What you need to do —
Where a line holds the string "standalone", return that line.

● ● ● ● ●

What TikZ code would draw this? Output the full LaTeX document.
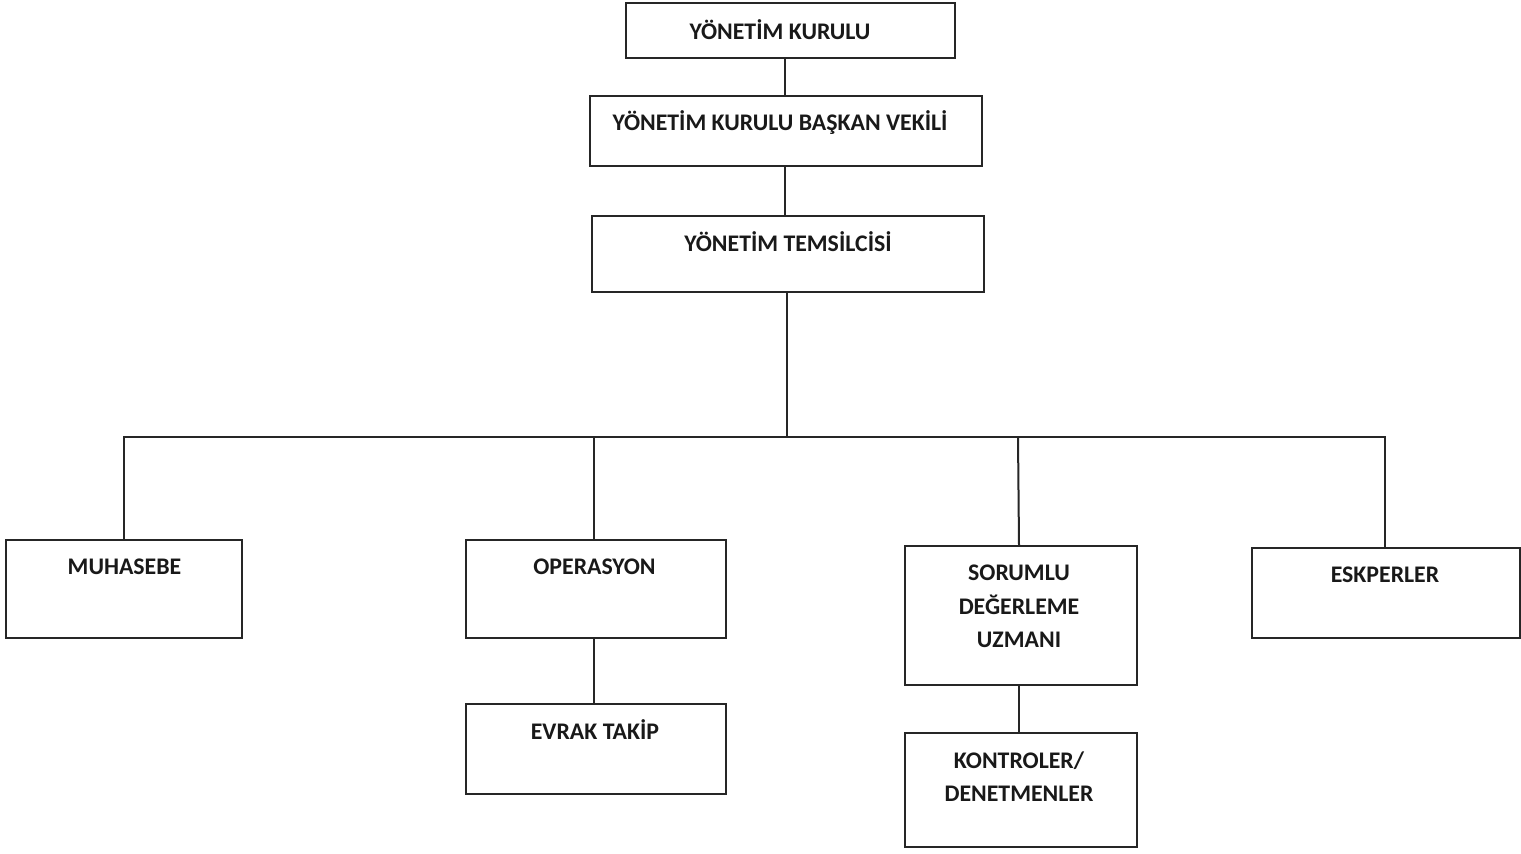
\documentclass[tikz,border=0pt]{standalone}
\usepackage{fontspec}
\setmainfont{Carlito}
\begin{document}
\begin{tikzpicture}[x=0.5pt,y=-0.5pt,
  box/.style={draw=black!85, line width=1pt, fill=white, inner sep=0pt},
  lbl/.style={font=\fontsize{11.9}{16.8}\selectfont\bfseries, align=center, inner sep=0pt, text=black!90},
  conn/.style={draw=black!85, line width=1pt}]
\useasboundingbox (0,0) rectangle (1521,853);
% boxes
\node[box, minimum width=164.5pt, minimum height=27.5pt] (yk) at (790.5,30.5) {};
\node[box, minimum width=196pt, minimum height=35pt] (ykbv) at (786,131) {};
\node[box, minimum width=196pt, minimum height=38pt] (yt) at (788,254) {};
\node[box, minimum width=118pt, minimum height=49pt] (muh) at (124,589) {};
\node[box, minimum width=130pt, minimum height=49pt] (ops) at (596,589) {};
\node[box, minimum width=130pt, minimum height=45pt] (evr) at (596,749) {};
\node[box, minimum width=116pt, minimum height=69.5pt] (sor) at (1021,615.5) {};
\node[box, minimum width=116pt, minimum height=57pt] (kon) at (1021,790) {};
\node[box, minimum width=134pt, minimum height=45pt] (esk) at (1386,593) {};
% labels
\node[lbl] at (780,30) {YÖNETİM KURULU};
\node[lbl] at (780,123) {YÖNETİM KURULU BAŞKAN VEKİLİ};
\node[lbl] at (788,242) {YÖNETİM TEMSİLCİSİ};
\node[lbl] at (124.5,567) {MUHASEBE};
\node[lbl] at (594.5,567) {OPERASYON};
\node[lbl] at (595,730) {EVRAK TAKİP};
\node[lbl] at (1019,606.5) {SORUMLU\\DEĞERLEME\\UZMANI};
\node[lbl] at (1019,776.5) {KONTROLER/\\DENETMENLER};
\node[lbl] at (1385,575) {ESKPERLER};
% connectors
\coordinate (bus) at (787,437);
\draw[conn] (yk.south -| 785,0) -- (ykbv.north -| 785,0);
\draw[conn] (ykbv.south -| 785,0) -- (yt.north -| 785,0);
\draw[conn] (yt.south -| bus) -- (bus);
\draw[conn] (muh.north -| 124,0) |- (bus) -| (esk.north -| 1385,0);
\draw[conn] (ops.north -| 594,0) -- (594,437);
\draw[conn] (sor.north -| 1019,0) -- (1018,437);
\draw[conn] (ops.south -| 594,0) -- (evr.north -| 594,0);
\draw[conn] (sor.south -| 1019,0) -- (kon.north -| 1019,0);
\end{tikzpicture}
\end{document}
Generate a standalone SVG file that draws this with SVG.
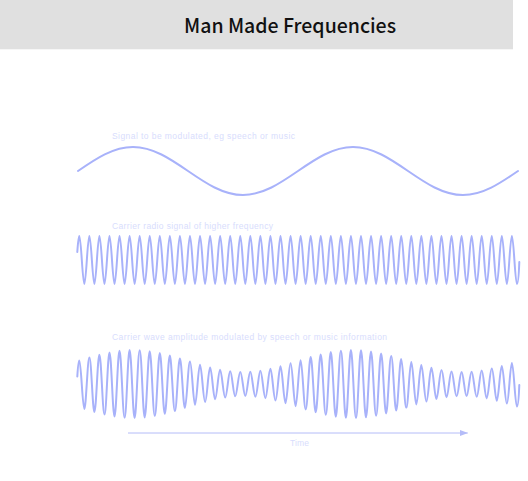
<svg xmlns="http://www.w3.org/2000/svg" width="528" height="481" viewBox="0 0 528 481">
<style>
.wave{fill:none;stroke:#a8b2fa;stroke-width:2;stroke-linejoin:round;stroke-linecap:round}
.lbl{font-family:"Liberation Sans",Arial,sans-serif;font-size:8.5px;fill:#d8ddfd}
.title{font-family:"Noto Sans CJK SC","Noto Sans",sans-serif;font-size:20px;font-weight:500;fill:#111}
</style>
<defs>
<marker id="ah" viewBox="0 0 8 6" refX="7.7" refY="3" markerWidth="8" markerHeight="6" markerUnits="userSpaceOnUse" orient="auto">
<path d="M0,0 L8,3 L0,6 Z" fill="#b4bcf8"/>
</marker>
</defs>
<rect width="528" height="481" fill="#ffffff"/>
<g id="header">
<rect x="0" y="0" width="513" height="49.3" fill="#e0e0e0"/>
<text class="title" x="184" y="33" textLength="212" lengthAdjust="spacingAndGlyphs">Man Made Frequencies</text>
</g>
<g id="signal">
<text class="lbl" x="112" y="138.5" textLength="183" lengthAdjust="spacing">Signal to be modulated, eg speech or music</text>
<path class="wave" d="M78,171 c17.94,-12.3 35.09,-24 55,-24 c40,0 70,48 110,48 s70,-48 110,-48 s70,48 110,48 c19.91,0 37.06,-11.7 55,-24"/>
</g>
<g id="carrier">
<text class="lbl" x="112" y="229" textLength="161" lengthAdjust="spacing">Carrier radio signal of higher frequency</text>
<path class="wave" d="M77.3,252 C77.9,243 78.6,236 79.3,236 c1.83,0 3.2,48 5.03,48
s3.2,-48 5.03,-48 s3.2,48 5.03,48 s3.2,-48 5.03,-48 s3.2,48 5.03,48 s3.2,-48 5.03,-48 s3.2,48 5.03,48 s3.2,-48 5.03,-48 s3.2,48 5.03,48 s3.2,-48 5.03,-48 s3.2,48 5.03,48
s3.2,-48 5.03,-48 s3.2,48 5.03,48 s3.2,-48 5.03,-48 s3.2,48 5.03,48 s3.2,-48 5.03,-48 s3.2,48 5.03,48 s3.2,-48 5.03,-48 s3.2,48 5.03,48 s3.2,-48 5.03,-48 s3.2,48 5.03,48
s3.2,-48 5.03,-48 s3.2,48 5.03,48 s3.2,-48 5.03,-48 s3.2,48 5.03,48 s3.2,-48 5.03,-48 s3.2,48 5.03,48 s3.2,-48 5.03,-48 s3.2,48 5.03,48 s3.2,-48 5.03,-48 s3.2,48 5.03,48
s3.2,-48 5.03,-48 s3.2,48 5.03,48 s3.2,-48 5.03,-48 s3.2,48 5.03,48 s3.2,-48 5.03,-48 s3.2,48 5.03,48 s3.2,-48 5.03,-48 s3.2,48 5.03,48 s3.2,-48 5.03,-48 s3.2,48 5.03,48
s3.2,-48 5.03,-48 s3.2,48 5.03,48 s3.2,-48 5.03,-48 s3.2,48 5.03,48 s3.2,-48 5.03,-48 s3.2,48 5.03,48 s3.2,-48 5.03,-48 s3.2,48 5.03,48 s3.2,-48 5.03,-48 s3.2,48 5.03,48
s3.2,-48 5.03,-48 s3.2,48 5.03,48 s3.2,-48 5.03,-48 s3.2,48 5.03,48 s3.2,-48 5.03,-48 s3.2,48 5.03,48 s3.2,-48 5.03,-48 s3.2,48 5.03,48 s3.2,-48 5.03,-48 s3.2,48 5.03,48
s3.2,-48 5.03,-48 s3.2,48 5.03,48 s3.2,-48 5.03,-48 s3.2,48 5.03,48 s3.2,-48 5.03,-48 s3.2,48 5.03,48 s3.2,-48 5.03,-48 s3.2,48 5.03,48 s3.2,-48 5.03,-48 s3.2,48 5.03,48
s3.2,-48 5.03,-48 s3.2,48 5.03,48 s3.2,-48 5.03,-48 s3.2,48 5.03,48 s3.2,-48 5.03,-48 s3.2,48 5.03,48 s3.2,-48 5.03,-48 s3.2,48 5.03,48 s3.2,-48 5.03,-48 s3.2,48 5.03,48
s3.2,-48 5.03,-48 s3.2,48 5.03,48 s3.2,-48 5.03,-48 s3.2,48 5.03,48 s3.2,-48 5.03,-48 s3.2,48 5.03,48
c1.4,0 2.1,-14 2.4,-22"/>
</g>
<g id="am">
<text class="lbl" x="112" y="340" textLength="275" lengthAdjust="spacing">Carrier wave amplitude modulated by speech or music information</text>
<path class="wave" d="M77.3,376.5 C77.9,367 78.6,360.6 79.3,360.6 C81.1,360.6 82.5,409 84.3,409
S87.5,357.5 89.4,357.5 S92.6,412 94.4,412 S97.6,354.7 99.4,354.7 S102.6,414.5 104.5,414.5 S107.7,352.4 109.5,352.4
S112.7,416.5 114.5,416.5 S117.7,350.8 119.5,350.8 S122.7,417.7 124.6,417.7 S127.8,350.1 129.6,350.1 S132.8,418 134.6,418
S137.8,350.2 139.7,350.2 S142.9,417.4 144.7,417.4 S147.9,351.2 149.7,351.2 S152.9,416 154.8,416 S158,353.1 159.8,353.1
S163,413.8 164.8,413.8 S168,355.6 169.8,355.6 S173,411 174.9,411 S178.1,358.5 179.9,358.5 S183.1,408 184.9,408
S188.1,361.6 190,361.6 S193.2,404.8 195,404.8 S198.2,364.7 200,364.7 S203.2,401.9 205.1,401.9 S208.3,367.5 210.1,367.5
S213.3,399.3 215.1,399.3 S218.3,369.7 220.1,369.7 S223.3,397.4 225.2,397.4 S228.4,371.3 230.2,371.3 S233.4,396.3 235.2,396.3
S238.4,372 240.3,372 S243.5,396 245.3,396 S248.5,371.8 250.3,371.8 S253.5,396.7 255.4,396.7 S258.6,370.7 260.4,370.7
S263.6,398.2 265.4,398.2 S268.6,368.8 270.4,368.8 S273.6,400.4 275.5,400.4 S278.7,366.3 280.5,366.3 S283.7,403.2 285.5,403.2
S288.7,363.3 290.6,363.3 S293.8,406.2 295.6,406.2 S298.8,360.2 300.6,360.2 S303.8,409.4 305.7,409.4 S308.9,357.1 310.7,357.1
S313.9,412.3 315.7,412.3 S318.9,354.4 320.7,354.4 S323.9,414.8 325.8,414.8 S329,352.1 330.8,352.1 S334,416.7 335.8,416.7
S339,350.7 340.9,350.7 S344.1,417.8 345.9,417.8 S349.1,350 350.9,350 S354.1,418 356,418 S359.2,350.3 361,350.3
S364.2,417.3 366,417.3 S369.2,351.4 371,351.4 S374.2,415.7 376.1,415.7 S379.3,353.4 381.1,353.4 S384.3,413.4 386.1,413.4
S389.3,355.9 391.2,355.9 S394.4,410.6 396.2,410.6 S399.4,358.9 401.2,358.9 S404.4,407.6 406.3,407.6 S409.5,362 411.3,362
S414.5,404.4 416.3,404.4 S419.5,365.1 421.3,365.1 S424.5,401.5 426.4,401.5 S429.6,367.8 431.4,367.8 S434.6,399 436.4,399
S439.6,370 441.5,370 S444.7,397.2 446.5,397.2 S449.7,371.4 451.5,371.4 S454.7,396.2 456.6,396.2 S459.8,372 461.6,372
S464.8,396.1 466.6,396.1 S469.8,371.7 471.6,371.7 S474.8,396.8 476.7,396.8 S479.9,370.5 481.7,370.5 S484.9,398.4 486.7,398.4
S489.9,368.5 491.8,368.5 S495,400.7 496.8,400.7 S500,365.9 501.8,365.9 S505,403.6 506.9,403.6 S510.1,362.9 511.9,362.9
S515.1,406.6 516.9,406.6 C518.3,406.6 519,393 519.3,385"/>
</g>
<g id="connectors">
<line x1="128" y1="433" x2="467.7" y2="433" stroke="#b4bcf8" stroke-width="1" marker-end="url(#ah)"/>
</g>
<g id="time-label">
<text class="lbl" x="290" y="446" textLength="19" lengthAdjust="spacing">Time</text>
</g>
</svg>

● ● ● ● ●

Full response —
\documentclass[tikz,border=0pt]{standalone}
Generate a standalone SVG file that draws this with SVG.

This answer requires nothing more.